Text books written by German chess players until 1840
Johann Christoph Ludwig Hellwig “Versuch eines aufs Schachspiel gebauten taktischen Spiels…“. Volume 1 1780, volume 2 1782
Johann Allgaier “Neue theoretisch-praktische Anweisung zum Schachspiel“. Deel 1 1795, deel 2 1796; 1802
J. K. Kindermann “Vollständige Anweisung: das Schachspiel …“ 1795, 1801
Adolph Julius Theodor Fielding (= pseudonym of J.G. Flittner “Neueste Art das Schachspiel gründlich zu erlernen“ 1797, 1804, 1818, 1819, 1820
Christian Gottfried Flittner “Neueste Art das Schachspiel gründlich zu erlernen“ 1812
Johann Friedrich Wilhelm Koch “Codex der Schachspielkunst“ Deel 2 1813
Joseph Karl Kindermann “Vollständige Anweisung, das Schachspiel durch einen …“ 1819
Joseph von Ranson “Anweisung zum Schachspiel, nebst Kritik desselben …“ 1820
William Stopford Kenny “Der Schachgrammatik: oder, praktische Anleitung zum Schachspiel“ … 1821
Domenico Lorenzo Ponziani ”Das Schachspiel” 1822
V. Mosler “Das Schachspiel: Mit 7 Kupfertafeln“ 1822
Johann Horny “Anweisung das Schachspiel gründlich zu erlernen“ 1824, 1828
Otto von Deppen “Schach-Politik, oder Grundzüge zu der Kunst, seinen Gegner im Schach bald zu …“ 1826
Friedrich August Wilhelm Netto “Shatranj oder Das Schachpiel unter zweien … 1827
G. Crailsheimer “Neue praktische Anweisung zum Schachspiel“ 1829
Karl Friedrich Schmidt „Hundert und Zwanzig Schach-räthsel…“ (combinations) 1829
Giambattista Lolli “Beiträge zum Schachspiel“ 1833
Christian Friedrich Gottlieb Thon “Der Meister im Schachspiel…“ 1840
Friedrich Theodor Winterfeld “Practische Anweisung sich im Schachspiel…“ 1840

A few other publications
 In the egg two methods were published to play chess with four persons:
K.E.G. “Theoretisch-praktischer Unterricht im Schachspiel unter Vieren …“ 1784
C. Senfft von Pilsach “Das Belagerungs-schach: mit einer Anweisung zum Schach unter drei und vier Spielern“ 1820.

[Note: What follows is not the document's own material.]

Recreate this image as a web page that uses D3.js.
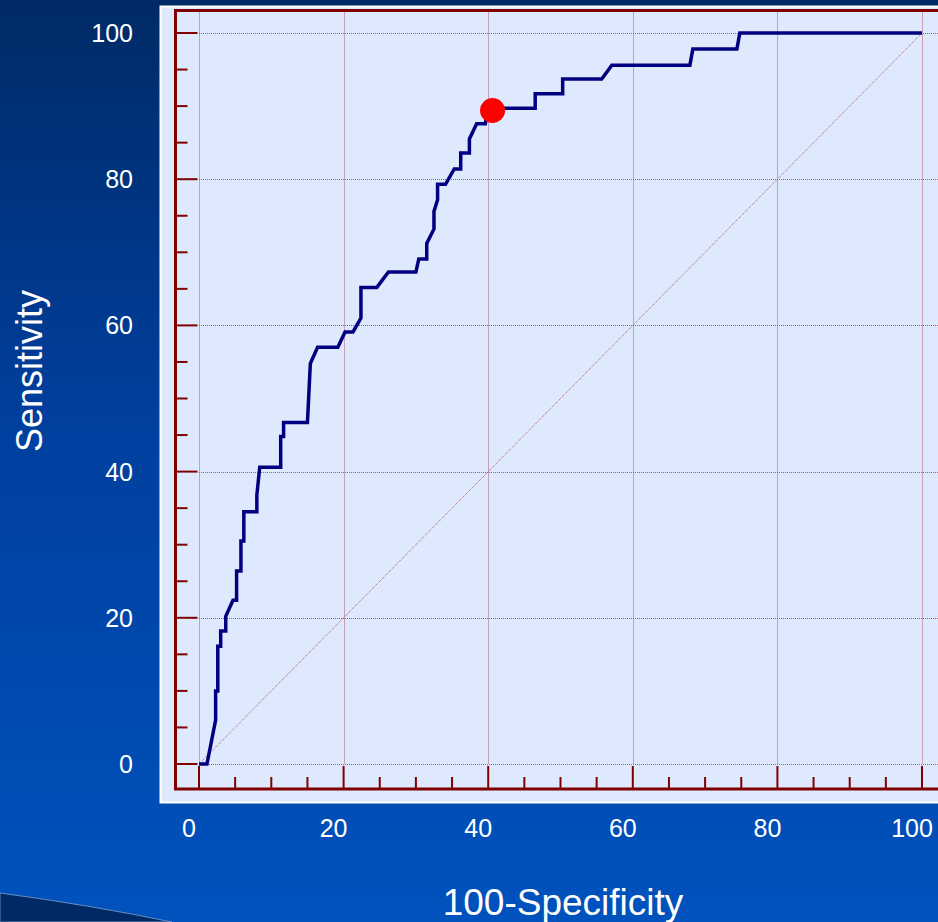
<!DOCTYPE html>
<html>
<head>
<meta charset="utf-8">
<script src="https://cdn.jsdelivr.net/npm/d3@7"></script>
<style>
  html, body { margin: 0; padding: 0; background: #003a8c; }
  svg { display: block; }
</style>
</head>
<body>
<div id="chart"></div>
<script>
// ROC curve (100-Specificity, Sensitivity)
var specPts = [0, 1.1, 2.3, 2.3, 2.6, 2.6, 3.0, 3.0, 3.7, 3.7, 4.7, 5.2, 5.2, 5.8, 5.8, 6.2, 6.2, 8.0, 8.0, 8.4,
               11.3, 11.3, 11.7, 11.7, 15.0, 15.4, 16.4, 19.2, 20.2, 21.3, 22.4, 22.4, 24.6, 26.2, 30.0, 30.4, 31.5, 31.5, 32.5, 32.5,
               33.0, 33.0, 34.1, 35.3, 36.2, 36.2, 37.4, 37.4, 38.4, 39.6, 40.0, 46.5, 46.5, 50.3, 50.3, 55.7, 57.1, 67.9, 68.3, 74.4,
               74.8, 100];
var sensPts = [0, 0, 6.0, 10.0, 10.0, 16.1, 16.1, 18.2, 18.2, 20.2, 22.4, 22.4, 26.4, 26.4, 30.5, 30.5, 34.5, 34.5, 36.8, 40.6,
               40.6, 44.8, 44.8, 46.7, 46.7, 54.8, 57.0, 57.0, 59.1, 59.1, 61.0, 65.2, 65.2, 67.3, 67.3, 69.1, 69.1, 71.2, 73.2, 75.6,
               77.2, 79.3, 79.3, 81.4, 81.4, 83.6, 83.6, 85.5, 87.6, 87.6, 89.7, 89.7, 91.7, 91.7, 93.7, 93.7, 95.6, 95.6, 97.8, 97.8,
               100, 100];
var cutPoint = [40.6, 89.4];
var majorTicks = [0, 20, 40, 60, 80, 100];
var minorTicks = d3.range(0, 101, 5).filter(function(d) { return d % 20 !== 0; });

var W = 938, H = 922;

var svg = d3.select('#chart').append('svg')
    .attr('width', W)
    .attr('height', H);

// slide background
var defs = svg.append('defs');
var grad = defs.append('linearGradient')
    .attr('id', 'bg')
    .attr('x1', 0).attr('y1', 0).attr('x2', 0).attr('y2', 1);
grad.append('stop').attr('offset', '0%').attr('stop-color', '#002a66');
grad.append('stop').attr('offset', '45%').attr('stop-color', '#003f9e');
grad.append('stop').attr('offset', '100%').attr('stop-color', '#0052bd');

svg.append('rect')
    .attr('width', W).attr('height', H)
    .attr('fill', 'url(#bg)');

// dark wedge in the bottom left corner
svg.append('path')
    .attr('d', 'M0,893 Q90,905 172,922 L0,922 Z')
    .attr('fill', '#002a66')
    .attr('stroke', '#7f9fd0')
    .attr('stroke-width', 0.8);

// plot panel
svg.append('rect')
    .attr('x', 160.5).attr('y', 6.5)
    .attr('width', 800).attr('height', 796)
    .attr('fill', '#dfe9fd')
    .attr('stroke', '#ffffff')
    .attr('stroke-width', 2);

// set the ranges
var x = d3.scaleLinear().domain([0, 100]).range([199, 922]);
var y = d3.scaleLinear().domain([0, 100]).range([764, 33]);

var frameLeft = 175.5, frameTop = 10.5, frameBottom = 789;
function crisp(v) { return Math.round(v) + 0.5; }

// grid
var grid = svg.append('g')
    .attr('stroke', '#a01830')
    .attr('stroke-width', 1)
    .attr('stroke-dasharray', '1,1')
    .attr('opacity', 0.7);

grid.selectAll('.vgrid')
    .data(majorTicks)
    .enter().append('line')
    .attr('x1', function(d) { return crisp(x(d)); })
    .attr('x2', function(d) { return crisp(x(d)); })
    .attr('y1', frameTop)
    .attr('y2', y(0));

grid.selectAll('.hgrid')
    .data(majorTicks)
    .enter().append('line')
    .attr('x1', x(0))
    .attr('x2', W)
    .attr('y1', function(d) { return crisp(y(d)); })
    .attr('y2', function(d) { return crisp(y(d)); });

// diagonal reference
grid.append('line')
    .attr('x1', x(0)).attr('y1', y(0))
    .attr('x2', x(100)).attr('y2', y(100));

// ticks
var ticks = svg.append('g')
    .attr('stroke', '#800000')
    .attr('stroke-width', 2);

ticks.selectAll('.ymaj')
    .data(majorTicks)
    .enter().append('line')
    .attr('x1', frameLeft).attr('x2', frameLeft + 22)
    .attr('y1', function(d) { return y(d); })
    .attr('y2', function(d) { return y(d); });

ticks.selectAll('.ymin')
    .data(minorTicks)
    .enter().append('line')
    .attr('x1', frameLeft).attr('x2', frameLeft + 12)
    .attr('y1', function(d) { return y(d); })
    .attr('y2', function(d) { return y(d); });

ticks.selectAll('.xmaj')
    .data(majorTicks)
    .enter().append('line')
    .attr('x1', function(d) { return x(d); })
    .attr('x2', function(d) { return x(d); })
    .attr('y1', frameBottom).attr('y2', frameBottom - 23);

ticks.selectAll('.xmin')
    .data(minorTicks)
    .enter().append('line')
    .attr('x1', function(d) { return x(d); })
    .attr('x2', function(d) { return x(d); })
    .attr('y1', frameBottom).attr('y2', frameBottom - 12);

// frame
svg.append('path')
    .attr('d', 'M' + W + ',' + frameTop + ' H' + frameLeft + ' V' + frameBottom + ' H' + W)
    .attr('fill', 'none')
    .attr('stroke', '#800000')
    .attr('stroke-width', 3);

// the ROC curve
var rocData = specPts.map(function(d, i) { return [d, sensPts[i]]; });
var rocLine = d3.line()
    .x(function(d) { return x(d[0]); })
    .y(function(d) { return y(d[1]); });

svg.append('path')
    .datum(rocData)
    .attr('d', rocLine)
    .attr('fill', 'none')
    .attr('stroke', '#000080')
    .attr('stroke-width', 3.5)
    .attr('stroke-linejoin', 'miter');

// cut-off point
svg.append('circle')
    .attr('cx', x(cutPoint[0]))
    .attr('cy', y(cutPoint[1]))
    .attr('r', 12.5)
    .attr('fill', '#ff0000');

// tick labels
var labels = svg.append('g')
    .attr('fill', '#ffffff')
    .style('font-family', 'Liberation Sans, Arial, sans-serif')
    .style('font-size', '25px');

labels.selectAll('.xl')
    .data(majorTicks)
    .enter().append('text')
    .attr('x', function(d) { return x(d) - 10; })
    .attr('y', 837)
    .attr('text-anchor', 'middle')
    .text(function(d) { return d; });

labels.selectAll('.yl')
    .data(majorTicks)
    .enter().append('text')
    .attr('x', 133)
    .attr('y', function(d) { return y(d) + 9; })
    .attr('text-anchor', 'end')
    .text(function(d) { return d; });

// axis titles
svg.append('text')
    .attr('x', 563)
    .attr('y', 915)
    .attr('text-anchor', 'middle')
    .attr('fill', '#ffffff')
    .style('font-family', 'Liberation Sans, Arial, sans-serif')
    .style('font-size', '37px')
    .text('100-Specificity');

svg.append('text')
    .attr('transform', 'translate(42,371) rotate(-90)')
    .attr('text-anchor', 'middle')
    .attr('fill', '#ffffff')
    .style('font-family', 'Liberation Sans, Arial, sans-serif')
    .style('font-size', '36px')
    .text('Sensitivity');
</script>
</body>
</html>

 Further chess poems appeared, among which a translation of the 16th c. Latin poem of the Italian Marco Girolamo Vida, and prose works about chess.

Karl Andree (Germany)

Buy but not play?
 In France and England chess players bought Philidor’s book, but without the intention to learn to play chess; only in the late 19th c. in England, and in the Netherlands also, chess clubs were founded as we know them in our days. The same happened in Germany: German chess players bought manuals long before chess clubs were got off the ground.

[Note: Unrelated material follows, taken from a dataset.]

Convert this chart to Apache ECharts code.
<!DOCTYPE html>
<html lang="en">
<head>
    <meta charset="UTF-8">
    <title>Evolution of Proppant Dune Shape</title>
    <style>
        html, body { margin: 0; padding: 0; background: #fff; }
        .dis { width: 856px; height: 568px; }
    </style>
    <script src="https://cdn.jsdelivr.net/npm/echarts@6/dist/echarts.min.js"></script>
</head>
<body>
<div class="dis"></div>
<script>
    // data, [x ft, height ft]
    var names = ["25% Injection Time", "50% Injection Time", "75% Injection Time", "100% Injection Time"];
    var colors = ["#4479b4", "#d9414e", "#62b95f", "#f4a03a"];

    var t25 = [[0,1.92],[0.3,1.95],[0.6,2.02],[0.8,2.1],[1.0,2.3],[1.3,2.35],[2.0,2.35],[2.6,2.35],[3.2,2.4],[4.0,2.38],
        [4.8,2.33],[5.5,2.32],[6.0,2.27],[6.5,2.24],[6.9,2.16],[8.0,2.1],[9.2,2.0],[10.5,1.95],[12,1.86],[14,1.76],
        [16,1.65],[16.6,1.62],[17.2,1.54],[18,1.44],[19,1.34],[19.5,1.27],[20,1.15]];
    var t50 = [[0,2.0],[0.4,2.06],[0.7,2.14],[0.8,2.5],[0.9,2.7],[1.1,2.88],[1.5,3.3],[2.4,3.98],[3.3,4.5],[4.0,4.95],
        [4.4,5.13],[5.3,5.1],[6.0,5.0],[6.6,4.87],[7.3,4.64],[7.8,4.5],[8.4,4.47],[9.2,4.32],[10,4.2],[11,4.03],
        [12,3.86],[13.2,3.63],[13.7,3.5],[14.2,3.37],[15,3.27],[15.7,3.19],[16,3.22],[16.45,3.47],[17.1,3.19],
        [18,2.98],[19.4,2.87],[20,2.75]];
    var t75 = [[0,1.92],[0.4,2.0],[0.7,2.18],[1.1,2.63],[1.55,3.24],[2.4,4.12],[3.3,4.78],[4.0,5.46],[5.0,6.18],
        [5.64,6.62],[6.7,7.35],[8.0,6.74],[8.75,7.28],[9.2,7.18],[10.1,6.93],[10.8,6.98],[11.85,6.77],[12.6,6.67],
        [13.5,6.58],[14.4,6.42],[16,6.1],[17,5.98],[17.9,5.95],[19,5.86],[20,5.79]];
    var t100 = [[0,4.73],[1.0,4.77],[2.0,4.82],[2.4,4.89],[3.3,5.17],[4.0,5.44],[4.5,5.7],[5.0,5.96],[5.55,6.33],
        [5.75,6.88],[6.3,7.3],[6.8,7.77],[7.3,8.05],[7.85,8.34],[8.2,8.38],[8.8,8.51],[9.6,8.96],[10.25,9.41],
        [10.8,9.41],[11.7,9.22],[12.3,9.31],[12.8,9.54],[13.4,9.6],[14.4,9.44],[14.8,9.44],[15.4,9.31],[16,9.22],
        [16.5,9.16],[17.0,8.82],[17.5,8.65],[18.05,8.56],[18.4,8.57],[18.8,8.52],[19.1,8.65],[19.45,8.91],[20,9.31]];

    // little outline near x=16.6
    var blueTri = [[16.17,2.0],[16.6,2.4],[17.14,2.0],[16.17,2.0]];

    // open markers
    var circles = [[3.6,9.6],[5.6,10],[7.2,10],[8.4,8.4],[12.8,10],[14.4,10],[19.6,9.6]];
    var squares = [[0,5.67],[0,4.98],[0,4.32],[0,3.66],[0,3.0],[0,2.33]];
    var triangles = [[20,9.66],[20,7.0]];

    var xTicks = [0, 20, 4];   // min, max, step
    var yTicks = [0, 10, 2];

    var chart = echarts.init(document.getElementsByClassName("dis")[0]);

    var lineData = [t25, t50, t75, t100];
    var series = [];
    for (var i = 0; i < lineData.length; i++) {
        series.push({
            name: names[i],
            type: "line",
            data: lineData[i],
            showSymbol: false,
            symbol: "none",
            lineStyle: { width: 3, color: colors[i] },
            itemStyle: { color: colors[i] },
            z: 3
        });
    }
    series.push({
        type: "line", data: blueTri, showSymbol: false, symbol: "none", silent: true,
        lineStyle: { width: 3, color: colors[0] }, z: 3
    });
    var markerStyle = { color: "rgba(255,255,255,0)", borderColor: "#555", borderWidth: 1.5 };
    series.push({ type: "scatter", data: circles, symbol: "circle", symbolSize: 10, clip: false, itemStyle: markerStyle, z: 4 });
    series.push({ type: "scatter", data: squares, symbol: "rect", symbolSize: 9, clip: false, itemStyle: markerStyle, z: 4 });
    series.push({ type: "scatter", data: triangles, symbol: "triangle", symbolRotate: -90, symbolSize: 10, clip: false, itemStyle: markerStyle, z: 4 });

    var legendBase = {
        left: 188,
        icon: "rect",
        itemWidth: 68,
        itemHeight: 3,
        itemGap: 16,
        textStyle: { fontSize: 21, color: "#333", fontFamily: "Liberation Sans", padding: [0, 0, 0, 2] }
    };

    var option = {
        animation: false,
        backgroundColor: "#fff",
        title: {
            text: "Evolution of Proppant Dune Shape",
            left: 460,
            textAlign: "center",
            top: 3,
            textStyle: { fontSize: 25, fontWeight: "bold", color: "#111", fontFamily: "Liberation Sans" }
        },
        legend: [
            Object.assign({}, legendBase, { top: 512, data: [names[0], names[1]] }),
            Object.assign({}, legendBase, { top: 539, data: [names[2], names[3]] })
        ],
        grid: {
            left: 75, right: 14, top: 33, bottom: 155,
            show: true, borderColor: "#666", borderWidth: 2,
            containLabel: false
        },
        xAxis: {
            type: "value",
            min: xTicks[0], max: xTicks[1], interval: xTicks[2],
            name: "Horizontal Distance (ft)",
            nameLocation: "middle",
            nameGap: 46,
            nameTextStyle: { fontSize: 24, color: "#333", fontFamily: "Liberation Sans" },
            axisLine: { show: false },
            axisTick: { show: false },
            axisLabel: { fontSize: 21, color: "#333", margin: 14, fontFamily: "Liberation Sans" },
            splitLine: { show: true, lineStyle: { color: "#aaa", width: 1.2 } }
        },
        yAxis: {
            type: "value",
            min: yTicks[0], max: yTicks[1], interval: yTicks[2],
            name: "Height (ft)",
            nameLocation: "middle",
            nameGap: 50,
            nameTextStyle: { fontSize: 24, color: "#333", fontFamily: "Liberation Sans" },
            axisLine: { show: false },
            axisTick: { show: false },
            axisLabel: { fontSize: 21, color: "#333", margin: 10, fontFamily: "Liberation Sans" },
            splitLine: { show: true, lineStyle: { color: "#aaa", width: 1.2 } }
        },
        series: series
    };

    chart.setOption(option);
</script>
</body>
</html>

 The phenomenon induces a question: did these chess players possess a chess board? At least half a century ago in the Netherlands historical materialism split off from history science, i.e. research into household goods, included the gaming board, so included chess boards. In the Dutch context this is possible because the chess board with its 64 squares differs from the draughts board with its 100 squares. In France, Great Britain and Germany such research does hardly exist. But even if it will be set up, there is the problem that draughts and chess are played on the same 64 squares board.
 German followed the same path as England, Eales found: players founded clubs. Chess began to appeal to a much wider section of society. In 1887 the number of chess clubs allowed Germany to found a national chess association. Large national tournaments were organized. In the second half of the 19th c. there were international tournaments, the first one in 1851 [Eales 1985:142]. It sounds great, international tournament, but a player had to defray the cost of his participation [Eales 1985:145].

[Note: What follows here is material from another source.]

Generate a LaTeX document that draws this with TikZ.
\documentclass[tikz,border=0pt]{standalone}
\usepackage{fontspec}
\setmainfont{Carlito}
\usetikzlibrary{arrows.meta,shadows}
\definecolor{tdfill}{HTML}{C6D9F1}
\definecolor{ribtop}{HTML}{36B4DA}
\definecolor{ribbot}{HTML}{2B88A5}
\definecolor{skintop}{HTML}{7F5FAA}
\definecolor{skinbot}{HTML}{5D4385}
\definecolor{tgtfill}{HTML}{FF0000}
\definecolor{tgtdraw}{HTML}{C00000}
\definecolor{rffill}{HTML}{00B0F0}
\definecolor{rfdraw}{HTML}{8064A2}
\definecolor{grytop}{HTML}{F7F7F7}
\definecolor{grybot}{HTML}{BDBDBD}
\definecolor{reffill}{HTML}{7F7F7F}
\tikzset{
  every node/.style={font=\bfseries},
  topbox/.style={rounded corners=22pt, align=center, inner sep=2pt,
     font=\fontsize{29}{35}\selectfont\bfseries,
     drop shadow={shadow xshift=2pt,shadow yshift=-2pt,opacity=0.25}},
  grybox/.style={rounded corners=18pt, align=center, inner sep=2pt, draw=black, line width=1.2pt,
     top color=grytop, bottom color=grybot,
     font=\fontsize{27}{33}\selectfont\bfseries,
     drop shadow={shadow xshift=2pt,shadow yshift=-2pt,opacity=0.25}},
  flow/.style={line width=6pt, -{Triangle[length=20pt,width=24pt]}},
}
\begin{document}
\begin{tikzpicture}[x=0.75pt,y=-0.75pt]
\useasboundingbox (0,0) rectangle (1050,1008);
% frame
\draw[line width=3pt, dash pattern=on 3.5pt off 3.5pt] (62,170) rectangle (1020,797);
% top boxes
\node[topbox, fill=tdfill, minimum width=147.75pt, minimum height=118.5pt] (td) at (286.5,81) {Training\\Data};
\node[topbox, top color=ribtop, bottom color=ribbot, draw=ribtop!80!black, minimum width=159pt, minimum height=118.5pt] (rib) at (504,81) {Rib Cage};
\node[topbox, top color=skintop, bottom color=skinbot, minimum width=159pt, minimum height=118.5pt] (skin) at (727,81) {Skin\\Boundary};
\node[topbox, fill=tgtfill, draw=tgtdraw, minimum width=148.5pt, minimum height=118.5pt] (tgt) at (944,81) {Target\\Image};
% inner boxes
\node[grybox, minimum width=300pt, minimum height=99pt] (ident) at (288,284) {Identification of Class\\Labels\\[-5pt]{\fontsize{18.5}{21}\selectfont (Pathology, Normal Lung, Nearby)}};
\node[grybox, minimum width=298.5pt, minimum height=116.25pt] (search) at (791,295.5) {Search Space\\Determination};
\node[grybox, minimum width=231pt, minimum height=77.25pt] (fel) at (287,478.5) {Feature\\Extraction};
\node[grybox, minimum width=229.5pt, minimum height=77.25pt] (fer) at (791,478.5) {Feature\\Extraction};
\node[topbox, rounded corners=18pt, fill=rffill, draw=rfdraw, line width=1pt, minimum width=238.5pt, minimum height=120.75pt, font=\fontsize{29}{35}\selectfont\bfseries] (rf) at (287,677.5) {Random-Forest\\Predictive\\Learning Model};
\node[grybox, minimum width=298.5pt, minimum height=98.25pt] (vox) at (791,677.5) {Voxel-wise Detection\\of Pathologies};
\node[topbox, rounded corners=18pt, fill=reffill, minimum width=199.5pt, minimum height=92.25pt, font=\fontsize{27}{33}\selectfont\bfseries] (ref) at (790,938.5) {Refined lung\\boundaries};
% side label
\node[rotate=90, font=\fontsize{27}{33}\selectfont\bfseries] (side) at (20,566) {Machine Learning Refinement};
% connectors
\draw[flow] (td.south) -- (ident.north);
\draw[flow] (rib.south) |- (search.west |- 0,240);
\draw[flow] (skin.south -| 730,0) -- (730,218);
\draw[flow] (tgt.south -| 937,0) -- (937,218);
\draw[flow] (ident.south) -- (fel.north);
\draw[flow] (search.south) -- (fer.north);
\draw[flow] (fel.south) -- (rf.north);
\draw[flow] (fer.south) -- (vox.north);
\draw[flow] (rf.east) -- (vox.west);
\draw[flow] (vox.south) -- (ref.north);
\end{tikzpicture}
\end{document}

 In passing Eales [1985:119-20] notices: regionally German players applied different rules, but under influence of Philidor uniformity rose.
 Like in England chess was a game for and of middle class people. Before 1914 there were efforts to found working men’s chess clubs. With some success: in 1912 sixteen of those clubs began publishing the “Arbeiter-Schachzeitung” [Eales 1985:148-50].
 Owing to all these initiatives Germany could grow into Europe’s third force in chess after England and France [Eales 1985:136].
 The German chess historian Joachim Petzold cherished a more enthousastic view of chess. He considers chess as an important factor in the European culture and is with this view Murray’s kindred soul. “More than once chess reacted as a seismograph to social changes”, he let us know [Petzold 1986:151] ‒I restrict myself to one example. That is why he sees the introduction of the new chess queen in the late 15th c. as a reaction to the great social changes initiated by giants as Martin Luther, Desiderius Erasmus and Christoffel Columbus [Petzold 1986:152]. Down-to-earth linguistic objection: this new chess queen is a reaction to the long queen in Spanish draughts and the name for the new piece was borrowed from the jargon of French draughts players, see chapter 4.
 The Dutchman Hans Scholten, going into details, described the rise of chess in the 19th c. Netherlands and so did Richard Eales for England. A German study of this kind is lacking. Petzold restricted himself to a summary of the development of organized chess and the national and international tournaments resulting from this organization [Petzold 1985:209-14].

The pictoral arts and chess in Germany
 In 2021 the study “Chess, Draughts, Morris & Tables. Position in Past & Present” was published. Responsible authors Arie van der Stoep, Jan de Ruiter and Wim van Mourik. 369 pages, thick half glossy pages, hardcover, 375 full color reproductions of among others paintings and drawings of German artists pictering chess and three other board games. This book is a supplement to the description of chess above.